This week marks the one-year anniversary that a white supremacist who in his racist scrawlings echoed the words of the president of the United States and drove 10 hours to El Paso, Texas to kill Mexicans. The hate crime stole the lives of 23 people and injured nearly two dozen more, including a 2-month-old infant, whose parents were killed protecting him from bullets.
It was deadliest attack on U.S. Latinos in our modern history, and the pain has not lessened for survivors and families. Neither has the scourge of white supremacy that inspired the hate crime, presumptive Democratic presidential nominee Joe Biden said in a video released on Monday.
"This anniversary is a moment to resume the purpose we felt a year ago, to recommit to the battle for the soul of this nation, a battle against the forces of white supremacy, which this president has encouraged and emboldened,” Biden said in the video Monday. “You know, last year, in the days that followed the El Paso shooting, I said that we as Americans must do what our current president can’t: Stand together. Stand against hate. Stand up for what, at its best, this nation believes.”
How did the rhetoric of the president differ from the rhetoric of the white supremacist terrorist? It didn’t. A USA Today analysis in the weeks following the terror attack found that the impeached president spewed violent, anti-immigrant rhetoric more than 500 times since 2017, including using the word “invasion” at least 19 times. In his scrawlings, the white supremacist shooter complained about a “Hispanic invasion” of Texas.
Rep. Veronica Escobar, who assumed the role of comforter-in-chief in El Paso and has been a critic of the impeached president’s attacks on border communities, told The Guardian she feared it was a racist attack from the first moments she was aware of the shooting. “One of the things that stuck me that day was I kind of knew in my heart of hearts that it was a racially-motivated attack,” she told The Guardian. “When I heard about the mass attack … I kept holding on to hope that it was not what I feared.”
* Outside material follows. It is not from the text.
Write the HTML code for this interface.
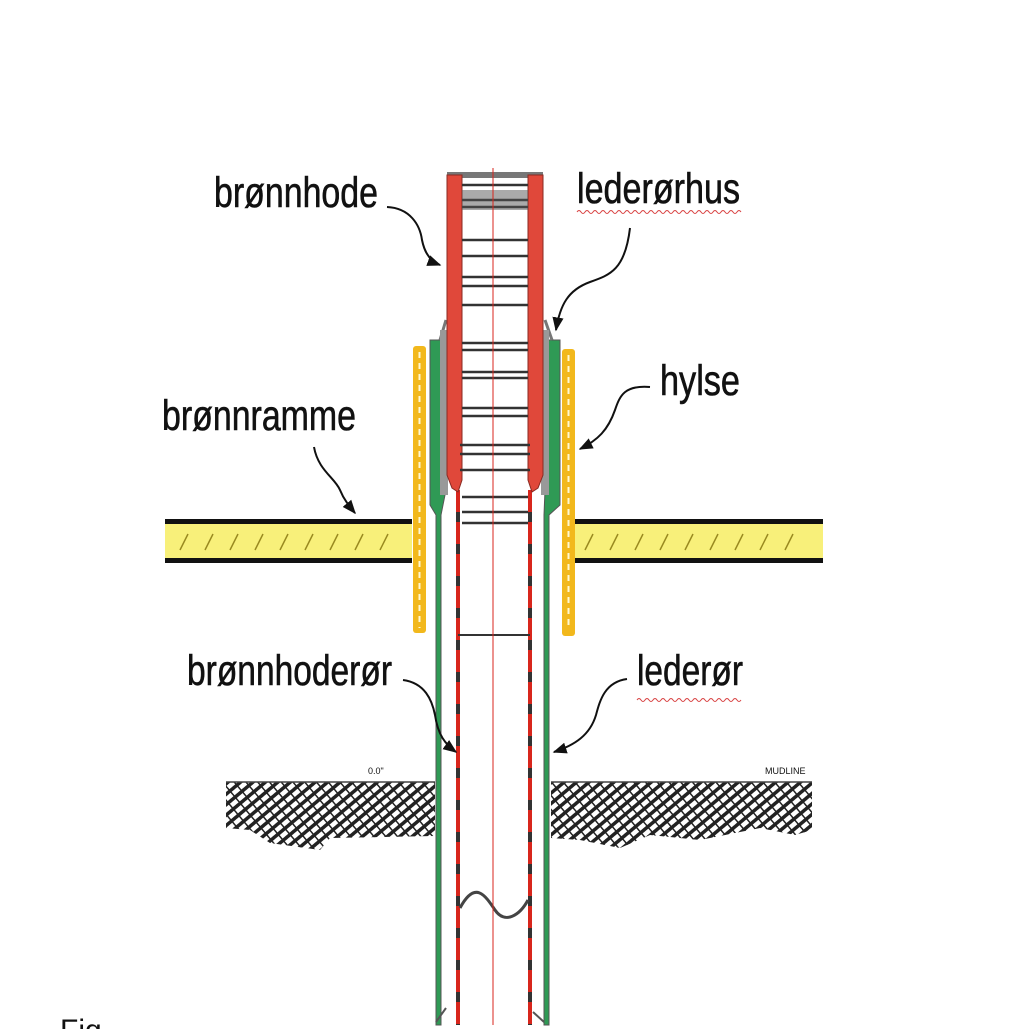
<!DOCTYPE html>
<html><head><meta charset="utf-8"><style>
html,body{margin:0;padding:0;background:#fff;}
svg{display:block;}
text{font-family:"Liberation Sans Narrow","Liberation Sans",sans-serif;fill:#111;}
.lb{stroke:#111;stroke-width:0.6;}
</style></head><body>
<svg width="1029" height="1029" viewBox="0 0 1029 1029" xmlns="http://www.w3.org/2000/svg">
<defs>
<pattern id="hatch" width="8" height="8" patternUnits="userSpaceOnUse" patternTransform="rotate(50)">
<rect width="8" height="8" fill="#fff"/>
<rect width="3.5" height="8" fill="#222"/>
</pattern>
<pattern id="hatch2" width="9" height="9" patternUnits="userSpaceOnUse" patternTransform="rotate(-40)">
<rect width="1.5" height="9" fill="#222"/>
</pattern>
<marker id="ah" viewBox="0 0 10 10" refX="9" refY="5" markerWidth="7" markerHeight="7" orient="auto-start-reverse">
<path d="M0,1 L10,5 L0,9 z" fill="#111"/>
</marker>
</defs>

<!-- ground -->
<path d="M226,782 L435,782 L435,836 L330,838 L320,850 L270,843 L250,830 L226,828 Z" fill="url(#hatch)"/>
<path d="M226,782 L435,782 L435,836 L330,838 L320,850 L270,843 L250,830 L226,828 Z" fill="url(#hatch2)"/>
<path d="M551,782 L812,782 L812,830 L795,835 L760,828 L700,840 L650,835 L620,848 L580,840 L551,838 Z" fill="url(#hatch)"/>
<path d="M551,782 L812,782 L812,830 L795,835 L760,828 L700,840 L650,835 L620,848 L580,840 L551,838 Z" fill="url(#hatch2)"/>
<line x1="226" y1="782" x2="435" y2="782" stroke="#444" stroke-width="1.5"/>
<line x1="551" y1="782" x2="812" y2="782" stroke="#444" stroke-width="1.5"/>
<text x="368" y="774" font-size="9">0.0"</text>
<text x="765" y="774" font-size="9">MUDLINE</text>

<!-- frame bars -->
<rect x="165" y="520" width="247" height="41" fill="#f8f07a"/>
<rect x="165" y="519" width="247" height="5" fill="#111"/>
<rect x="165" y="558" width="247" height="5" fill="#111"/>
<rect x="572" y="520" width="251" height="41" fill="#f8f07a"/>
<rect x="572" y="519" width="251" height="5" fill="#111"/>
<rect x="572" y="558" width="251" height="5" fill="#111"/>
<g stroke="#9a8a20" stroke-width="1.5">
<path d="M180,550 l8,-16 M205,550 l8,-16 M230,550 l8,-16 M255,550 l8,-16 M280,550 l8,-16 M305,550 l8,-16 M330,550 l8,-16 M355,550 l8,-16 M380,550 l8,-16"/>
<path d="M585,550 l8,-16 M610,550 l8,-16 M635,550 l8,-16 M660,550 l8,-16 M685,550 l8,-16 M710,550 l8,-16 M735,550 l8,-16 M760,550 l8,-16 M785,550 l8,-16"/>
</g>

<!-- hylse (yellow sleeves) -->
<rect x="413" y="346" width="13" height="287" rx="3" fill="#f2b81c"/>
<line x1="419.5" y1="352" x2="419.5" y2="628" stroke="#fff8d0" stroke-width="2" stroke-dasharray="6,5"/>
<rect x="562" y="349" width="13" height="287" rx="3" fill="#f2b81c"/>
<line x1="568.5" y1="355" x2="568.5" y2="630" stroke="#fff8d0" stroke-width="2" stroke-dasharray="6,5"/>

<!-- lederør (green outer) -->
<path d="M430,340 L446,340 L446,490 L441,515 L441,1025 L436,1025 L436,515 L430,505 Z" fill="#2f9a55" stroke="#555" stroke-width="1"/>
<path d="M545,340 L560,340 L560,505 L549,515 L549,1025 L544,1025 L544,515 L545,490 Z" fill="#2f9a55" stroke="#555" stroke-width="1"/>
<path d="M446,320 L440,340 M545,320 L552,340" stroke="#777" stroke-width="3"/>
<rect x="440" y="330" width="8" height="165" fill="#999"/>
<rect x="541" y="330" width="8" height="165" fill="#999"/>

<!-- inner pipe -->
<line x1="458" y1="490" x2="458" y2="1025" stroke="#333" stroke-width="4"/>
<line x1="458" y1="490" x2="458" y2="1025" stroke="#d8261c" stroke-width="4" stroke-dasharray="22,10"/>
<line x1="530" y1="490" x2="530" y2="1025" stroke="#333" stroke-width="4"/>
<line x1="530" y1="490" x2="530" y2="1025" stroke="#d8261c" stroke-width="4" stroke-dasharray="22,10"/>
<line x1="458" y1="635" x2="530" y2="635" stroke="#333" stroke-width="2"/>
<path d="M460,908 C475,880 485,895 495,910 C505,925 520,915 528,900" fill="none" stroke="#444" stroke-width="3"/>
<path d="M436,1022 L446,1008 M544,1022 L533,1012" stroke="#555" stroke-width="2"/>

<!-- brønnhode -->
<rect x="447" y="172" width="96" height="6" fill="#777"/>
<path d="M447,175 L462,175 L462,480 L458,492 L452,488 L447,475 Z" fill="#e0483a" stroke="#8a2a22" stroke-width="1"/>
<path d="M528,175 L543,175 L543,475 L538,488 L532,492 L528,480 Z" fill="#e0483a" stroke="#8a2a22" stroke-width="1"/>
<g stroke="#333" stroke-width="2.5">
<line x1="462" y1="185" x2="528" y2="185"/>
<line x1="462" y1="200" x2="528" y2="200"/>
<line x1="462" y1="207" x2="528" y2="207"/>
<line x1="462" y1="240" x2="528" y2="240"/>
<line x1="462" y1="256" x2="528" y2="256"/>
<line x1="462" y1="277" x2="528" y2="277"/>
<line x1="462" y1="286" x2="528" y2="286"/>
<line x1="462" y1="305" x2="528" y2="305"/>
<line x1="462" y1="343" x2="528" y2="343"/>
<line x1="462" y1="350" x2="528" y2="350"/>
<line x1="462" y1="372" x2="528" y2="372"/>
<line x1="462" y1="378" x2="528" y2="378"/>
<line x1="462" y1="408" x2="528" y2="408"/>
<line x1="462" y1="416" x2="528" y2="416"/>
<line x1="460" y1="445" x2="530" y2="445"/>
<line x1="460" y1="454" x2="530" y2="454"/>
<line x1="460" y1="470" x2="530" y2="470"/>
<line x1="462" y1="497" x2="528" y2="497"/>
<line x1="462" y1="512" x2="528" y2="512"/>
<line x1="462" y1="523" x2="528" y2="523"/>
</g>
<rect x="462" y="190" width="66" height="20" fill="#555" opacity="0.5"/>
<line x1="493" y1="168" x2="493" y2="1025" stroke="#d8261c" stroke-width="1"/>

<!-- arrows -->
<g fill="none" stroke="#111" stroke-width="2">
<path d="M387,207 C410,208 420,225 422,240 C425,255 432,262 440,265" marker-end="url(#ah)"/>
<path d="M630,228 C625,270 610,275 590,282 C568,290 560,305 556,330" marker-end="url(#ah)"/>
<path d="M650,387 C625,385 620,395 615,410 C608,430 598,440 580,449" marker-end="url(#ah)"/>
<path d="M314,447 C318,470 335,478 340,490 C344,500 350,507 355,513" marker-end="url(#ah)"/>
<path d="M403,680 C425,683 432,700 435,715 C438,735 445,744 456,752" marker-end="url(#ah)"/>
<path d="M627,679 C605,682 600,700 596,715 C590,735 575,745 554,752" marker-end="url(#ah)"/>
</g>

<!-- labels -->
<text class="lb" x="214" y="207" font-size="43" textLength="164" lengthAdjust="spacingAndGlyphs">brønnhode</text>
<text class="lb" x="577" y="203" font-size="43" textLength="163" lengthAdjust="spacingAndGlyphs">lederørhus</text>
<path d="M577,212 q2,-3 4,0 q2,3 4,0 q2,-3 4,0 q2,3 4,0 q2,-3 4,0 q2,3 4,0 q2,-3 4,0 q2,3 4,0 q2,-3 4,0 q2,3 4,0 q2,-3 4,0 q2,3 4,0 q2,-3 4,0 q2,3 4,0 q2,-3 4,0 q2,3 4,0 q2,-3 4,0 q2,3 4,0 q2,-3 4,0 q2,3 4,0 q2,-3 4,0 q2,3 4,0 q2,-3 4,0 q2,3 4,0 q2,-3 4,0 q2,3 4,0 q2,-3 4,0 q2,3 4,0 q2,-3 4,0 q2,3 4,0 q2,-3 4,0 q2,3 4,0 q2,-3 4,0 q2,3 4,0 q2,-3 4,0 q2,3 4,0 q2,-3 4,0 q2,3 4,0 q2,-3 4,0 q2,3 4,0 q2,-3 4,0" fill="none" stroke="#d84040" stroke-width="1"/>
<text class="lb" x="660" y="395" font-size="43" textLength="80" lengthAdjust="spacingAndGlyphs">hylse</text>
<text class="lb" x="162" y="430" font-size="43" textLength="194" lengthAdjust="spacingAndGlyphs">brønnramme</text>
<text class="lb" x="187" y="685" font-size="43" textLength="205" lengthAdjust="spacingAndGlyphs">brønnhoderør</text>
<text class="lb" x="637" y="685" font-size="43" textLength="106" lengthAdjust="spacingAndGlyphs">lederør</text>
<path d="M637,700 q2,-3 4,0 q2,3 4,0 q2,-3 4,0 q2,3 4,0 q2,-3 4,0 q2,3 4,0 q2,-3 4,0 q2,3 4,0 q2,-3 4,0 q2,3 4,0 q2,-3 4,0 q2,3 4,0 q2,-3 4,0 q2,3 4,0 q2,-3 4,0 q2,3 4,0 q2,-3 4,0 q2,3 4,0 q2,-3 4,0 q2,3 4,0 q2,-3 4,0 q2,3 4,0 q2,-3 4,0 q2,3 4,0 q2,-3 4,0 q2,3 4,0" fill="none" stroke="#d84040" stroke-width="1"/>
<text x="60" y="1040" font-size="30">Fig.</text>
</svg>
</body></html>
Other Latino leaders agreed with her from the start. “The attack two days ago was an attack of a Latino community, it was an attack on immigrants, it was an attack on Mexicans, and Mexican-Americans. And that was not an accident,” former San Antonio mayor and Housing and Urban Development Secretary Julián Castro said at the time. “That is in part due to the climate this president has set.”
In message after message after the shooting, Latinos across the U.S. told journalist Adrian Carrasquillo that they were in a heightened state of fear following the white supremacist terror attack.
“A white man said his Latina wife from the Rio Grande Valley broke down after reading the shooter’s manifesto,” he wrote last year. “She told him she’s sorry if their future kids are targets because of her. There were people who said they wish they didn’t have an accent so they could pass as white, and others who said they are ashamed to be relieved they can pass as white. ‘We’re not fine,’ a resident of a border town wrote to me.”
CBS News reported at the time that “the whole room raised their hands when asked if they feel actual fear about what happened—and they all said they have never felt this way before.” Another Latina told Carrasquillo: “It is really the last few months that I feel not wanted by my fellow Americans and it hurts.”
The white supremacist’s racist belief was that this wasn’t their home. But this was their home. This is our home, and our fight to dismantle white supremacy goes hand-in-hand with our fight for justice for André Pablo Anchondo, Jordan Kae Anchondo, Arturo Benavides, Jorge Calvillo Garcia, Leonardo Campos Jr., Maribel Hernandez-Loya, Adolfo Cerros Hernández, Sara Esther Regalado Monreal, Guillermo "Coach Memo" Garcia, Angelina Silva Englisbee, Maria Muñoz Flores, Raul Estrada Flores, Gerhard Alexander Hoffmann, David Alvah Johnson, Luis Alfonso Juarez, Maria Eugenia Legarreta Rothe, Ivan Manzano, Gloria Irma Marquez, Elsa L. Mendoza, Margie Reckard, Javier Amir Rodriguez, Teresa Trinidad Sanchez Guerra, and Juan De Dios Velazquez.
“In the days that followed the El Paso shooting, I said Americans have to come together, stand against hate, and leave nobody behind,” Biden continued in a tweet. “That charge feels more important than ever. This is our fight—and together, we will win.”